Score citation-readiness before you publish
"Is this good enough to get cited?" is a measurable question. Score a draft against what engines reward for the target prompt, and fix the blockers before you publish rather than after:
- Answer completeness: does the page directly and fully answer the prompt?
- Entity & statistic coverage: does it name the entities and cite the concrete figures the winning pages carry?
- Valid schema: is the JSON-LD (Article, FAQ, Product) well-formed so engines parse it cleanly?
- Internal linking: does it link to and from the right pages on your site?
- Source support: is every claim backed, with unsupported ones flagged rather than hidden?
Publish, then measure
The last step of citation-worthy content is a publish checklist and a measurement loop: a slug, title tag, and meta description; the schema blocks and internal links to add; the indexation checks; and a refresh date.

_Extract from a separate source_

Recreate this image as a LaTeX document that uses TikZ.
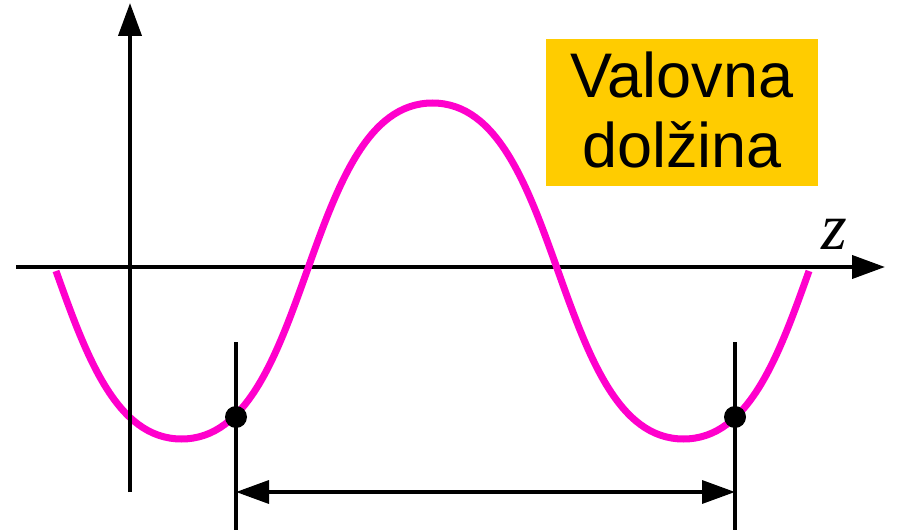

Then tie the published URL back to the prompt you were trying to win and watch whether engines start citing it, because a page that never gets measured is a page you can't improve.
This is exactly what DiscoveredBy's Article Writer agent automates: it builds a brief that recommends the right asset for a prompt (a new article, an update to an existing page, a comparison, an FAQ, or holding off), then drafts from the sources AI cites, labels every claim, scores citation-readiness, and hands you a publish checklist. It picks up where the Article Topic Planner chooses what to work on next, and works alongside On-Page Optimization when the answer is to improve a page you already own. Related reading: What is a Citation Gap?, On-Page Optimization for AI, and Citation Readiness in the glossary.
Frequently asked questions
What makes content likely to be cited by AI engines?
AI engines cite pages they can retrieve and quote confidently: content that answers the prompt directly and completely, names the entities the topic revolves around, carries concrete statistics, uses clean schema, and links sensibly to and from related pages. Being cited is less about word count and more about whether a model can find a clean, well-supported answer to a specific question on your page and trust it enough to reference it.
Should I write a new article for every prompt I'm losing?
Usually not. For many prompts the higher-value move is to update a page you already have, add an FAQ block, or build a comparison page, and sometimes the honest answer is to do nothing yet. Deciding what asset should exist before you write is the step most AI content workflows skip, and it's where the leverage is: a new blog post that duplicates a page you already own rarely earns a citation, while a targeted update to an existing page often does.
What does "grounded" content actually mean?
Grounded content is drafted from the real sources an AI engine already cites for a prompt, not from a model's memory. That matters because it keeps the draft anchored to verifiable facts and lets you separate claims backed by a source from claims that need your own proof. Every factual statement should be traceable: labeled as verified against a cited source, unsupported, or a proof point only your brand can supply, so nothing quietly slips into the draft that you can't stand behind.
How do I know a draft is ready to publish?
Score it against what AI engines reward for the target prompt: whether it answers the question completely, whether it covers the entities and statistics the cited pages carry, whether its schema is valid, whether it links to and from the right internal pages, and whether every claim is supported. That citation-readiness check surfaces the specific blockers holding a draft back, plus the improvements that would lift it, before you publish rather than after you've waited weeks for a citation that never comes.
How do I measure whether a published page worked?
Tie the published URL back to the prompt you were trying to win, then watch whether AI engines start citing it. Because engines increasingly retrieve live content, a well-targeted page can begin earning citations within weeks. Tracking visibility for the prompt before and after publishing tells you whether the page actually moved the needle instead of leaving you to guess.